Interlaced with found footage and family archive, Travel Sizes approaches the issue of migration with poetic reasonings. In following the narration of a fictionalized character, the work brings together personal memories and historic narratives, unravelling an affect of being far away from home.
Travel Sizes primarily recycles materials from the Prelinger Archives with a focus on the post-WWII western portrayal of China that was manifested through film productions, commercials, and documentaries. In comparing technologies, social etiquettes, and drastic societal differences between the East and the West, Travel Sizes asks whether history is as objective and nonlinear as it often seems, and more importantly, whose, and which part of the history tend to be foregrounded at the march of time. Drawing also from the University of Victoria's Mathew Ko Colour Films collection, this work brings into view the Chinese Canadian cultural experience based in Vancouver, British Columbia, circa mid-twentieth century.
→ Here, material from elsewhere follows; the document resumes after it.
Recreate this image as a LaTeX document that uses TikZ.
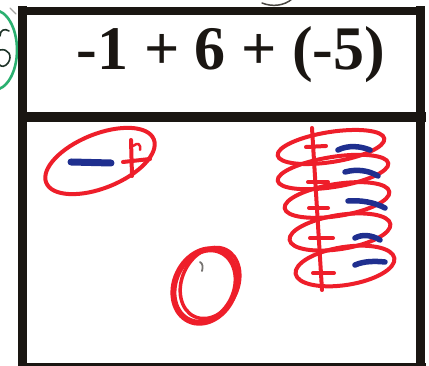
\documentclass[tikz,border=0pt]{standalone}
\usepackage{fontspec}
\setmainfont{Liberation Serif}
\definecolor{ink}{HTML}{1A1612}
\definecolor{redpen}{HTML}{EE1E2A}
\definecolor{bluepen}{HTML}{1F2F8F}
\definecolor{greenpen}{HTML}{2BB070}
\definecolor{darkpen}{HTML}{1E3328}
\tikzset{
  border/.style={draw=ink, line width=10pt, line cap=rect},
  redline/.style={draw=redpen, line width=4pt, line cap=round, line join=round},
  blueline/.style={draw=bluepen, line width=5.5pt, line cap=round},
  greenline/.style={draw=greenpen, line width=2.6pt},
  title/.style={font=\bfseries\fontsize{62}{62}\selectfont, text=ink, inner sep=0pt, anchor=base}
}
\begin{document}
\begin{tikzpicture}[x=1pt,y=1pt]
\useasboundingbox (0,0) rectangle (429,366);
\clip (0,0) rectangle (429,366);
\fill[white] (0,0) rectangle (429,366);
% green circled mark at left
\draw[greenline] (-6,316) ellipse [x radius=23, y radius=40];
\draw[draw=darkpen, line width=1.6pt, line cap=round] (9,335) .. controls (5,338) and (0,336) .. (0,330);
\draw[draw=darkpen, line width=1.6pt, line cap=round] (0,316) .. controls (8,318) and (13,310) .. (8,303) .. controls (5,299) and (1,299) .. (0,301);
% stray pen marks above
\draw[draw=ink!80, line width=1.5pt, line cap=round] (262,363) .. controls (272,359) and (284,360) .. (292,367);
\draw[draw=ink!40, line width=1.2pt, line cap=round] (10,358) -- (16,352);
% frame
\draw[border, line width=8.5pt] (22.5,355) -- (420.5,355);
\draw[border] (22.5,249) -- (420.5,249);
\draw[border] (22.5,-2) -- (420.5,-2);
\draw[border, line width=9pt] (22.5,355) -- (22.5,-2);
\draw[border, line width=9pt] (420.5,355) -- (420.5,-2);
% header text
\node[title] (expr) at (231,296) {-1 + 6 + (-5)};
% left ellipse with -1 and +1
\draw[redline] (100,205) ellipse [x radius=58, y radius=27, rotate=22];
\draw[redline] (131,226) -- (132,190);
\draw[redline] (123,204) -- (150,207);
\draw[redline, line width=2.5pt] (133,220) .. controls (138,224) and (141,222) .. (140,216);
\draw[blueline, line width=7pt] (71,204) -- (111,203);
% zero pair circle
\draw[draw=redpen, line width=6pt] (205,80) ellipse [x radius=38, y radius=30, rotate=65];
\draw[draw=redpen, line width=3.5pt] (210,83) ellipse [x radius=37, y radius=28, rotate=65];
\draw[draw=ink!60, line width=1.8pt, line cap=round] (200,104) .. controls (203,102) and (203,99) .. (202,95);
% stack of five ellipses
\draw[redline] (331,219) ellipse [x radius=54, y radius=15, rotate=9];
\draw[redline] (333,194) ellipse [x radius=56, y radius=15, rotate=9];
\draw[redline] (337,166) ellipse [x radius=53, y radius=16, rotate=9];
\draw[redline] (340,134) ellipse [x radius=51, y radius=17, rotate=9];
\draw[redline] (345,100) ellipse [x radius=50, y radius=19, rotate=9];
\draw[redline] (312,238) -- (322,76);
\draw[redline] (306,219) -- (326,220);
\draw[redline] (308,184) -- (328,184);
\draw[redline] (309,158) -- (328,158);
\draw[redline] (310,128) -- (333,128);
\draw[redline] (313,93) -- (334,93);
% negatives
\draw[blueline] (338,216) .. controls (348,221) and (360,220) .. (370,216);
\draw[blueline] (345,194) .. controls (356,197) and (368,196) .. (378,190);
\draw[blueline] (348,165) .. controls (360,166) and (374,164) .. (385,158);
\draw[blueline] (355,128) .. controls (362,132) and (372,131) .. (380,126);
\draw[blueline] (355,101) .. controls (364,105) and (375,105) .. (385,104);
\end{tikzpicture}
\end{document}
Travel Sizes is created as the first chapter of the artist’s MFA graduating project at Simon Fraser University. The complete work, a video essay titled Perennial, will be presented in the winter of 2020.
BIOGRAOPHY
Xinyue Liu is a visual artist whose work takes form in film, photography, text, and installation. She is fascinated by the renegotiation of past and present that unfolds when she searches for and handles found objects, lost images and readymade knickknacks. In weaving together fragmented narratives and moving images, Liu’s practice investigates issues of displacement, intimacy and memory. Liu received a Bachelor of Fine Arts in Television and Radio Production from Jilin University, China before moving to Vancouver to pursue her graduate study in Interdisciplinary Studies at Simon Fraser University. Her work is inherently informed by her upbringing and familial relationships. As a recipient of the Elsie Jang Fellowship, Liu’s works have also been presented in various venues such as the Vancouver Chinese Film Festival and Canadian Anthropology Society and American Anthropological Association Conference.